Border Patrol mobile app for migrants seeking entry into US controversial on both sides of immigration debate

Amnesty International says the CBP One app violates human rights law, while Republicans have made accusations of its 'shocking abuse'

A government mobile app for migrants seeking asylum at the southern border has become controversial on both sides of the immigration debate. 

U.S. Customs and Border Protection (CBP) says on its website the CBP One app to schedule appointments at points of entry into the U.S. has "increased CBP’s capacity to process migrants more efficiently and orderly while cutting out unscrupulous smugglers who endanger and profit from vulnerable migrants." 

Amnesty International, however, said in a report published this week that the mandatory use of the app for asylum seekers is a "clear violation of international human rights and refugee law."

The human rights organization says the app creates "layers of complexity and obstacles to an already challenging process." 


Migrants near El Paso

Migrants at the U.S. border in El Paso, Texas.  ( John Moore/Getty Images)

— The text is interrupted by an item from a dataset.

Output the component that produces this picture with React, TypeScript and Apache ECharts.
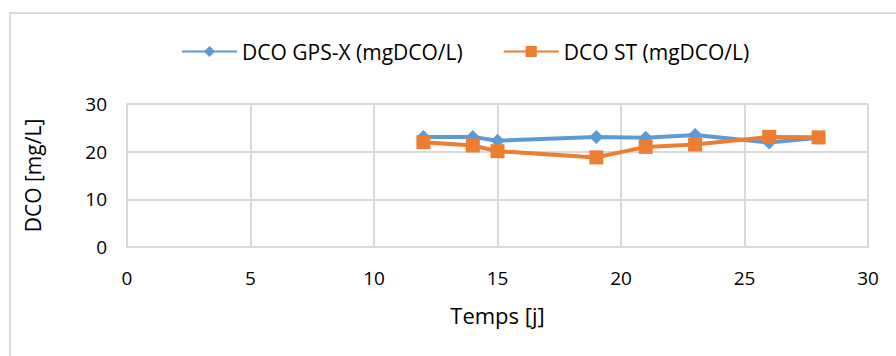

Ana Piquer, Americas director at Amnesty International, said in a statement: "The use of the CBP One application conditions entry and access to asylum on appearing at a port of entry with a prior appointment, which is not feasible for some people. While technological innovations could potentially provide for safe transit and more orderly border processes, [programs] like CBP One cannot condition and limit the manner to seek international protection in the United States."

The Biden administration began to use the CBP One app and expanded its use for asylum seekers to make required scheduled appointments at the border as illegal crossings exploded, and as they prepared to end Title 42 a year ago, according to the Los Angeles Times.

A migrant uses the CBP One application in Tijuana, Mexico. (Sandy Huffaker/Bloomberg via Getty Images)


The app had actually been conceived near the end of the Trump administration as a way to expedite border crossings for people with the legal right to enter the country. 

But the app is equally unpopular with conservatives, who say it encourages migrants to seek asylum. 

Last fall, the House Committee on Homeland Security wrote of the "shocking abuse" of the app, saying that 95.8% of all "inadmissible aliens who scheduled appointments through the app" between January and September last year were ultimately given a "notice to appear" and let into the country. 

Marjorie Taylor Greene holding a phone with the app on it

Rep. Marjorie Taylor Greene, R-Ga., questions witnesses about the CBP One app during a hearing of the House Homeland Security Subcommittee on Border Security and Enforcement last June.  (Chip Somodevilla/Getty Images)

"[Homeland Security] Secretary [Alejandro] Mayorkas has utterly abused the CBP One app in his quest for open borders," committee Chairman Mark Green, R-Tenn., said in a statement. "These numbers are proof that Mayorkas’ operation is a smokescreen for the mass release of individuals into this country who would otherwise have zero claim to be admitted. 

"At a time when global tensions are rising, and our enemies are growing bolder, releasing tens of thousands of these people into our communities — especially when they have not received adequate, if any, vetting — is irresponsible. It shouldn’t take a subpoena threat from Congress to get these answers, but we are going to keep fighting for the truth.

The government argues the app allows border agents to focus on other border security issues and that it discourages crossing illegally. 

"I can highlight a number of instances over the last 10 years, where migrants showing up at our ports of entry without any advance information quickly overwhelm our teams," Diane Sabatino, acting executive assistant commissioner of CBP’s office of field operations told Congress in March, according to the Los Angeles Times. 

The CBP and the White House did not immediately respond to Fox News Digital’s request for comment.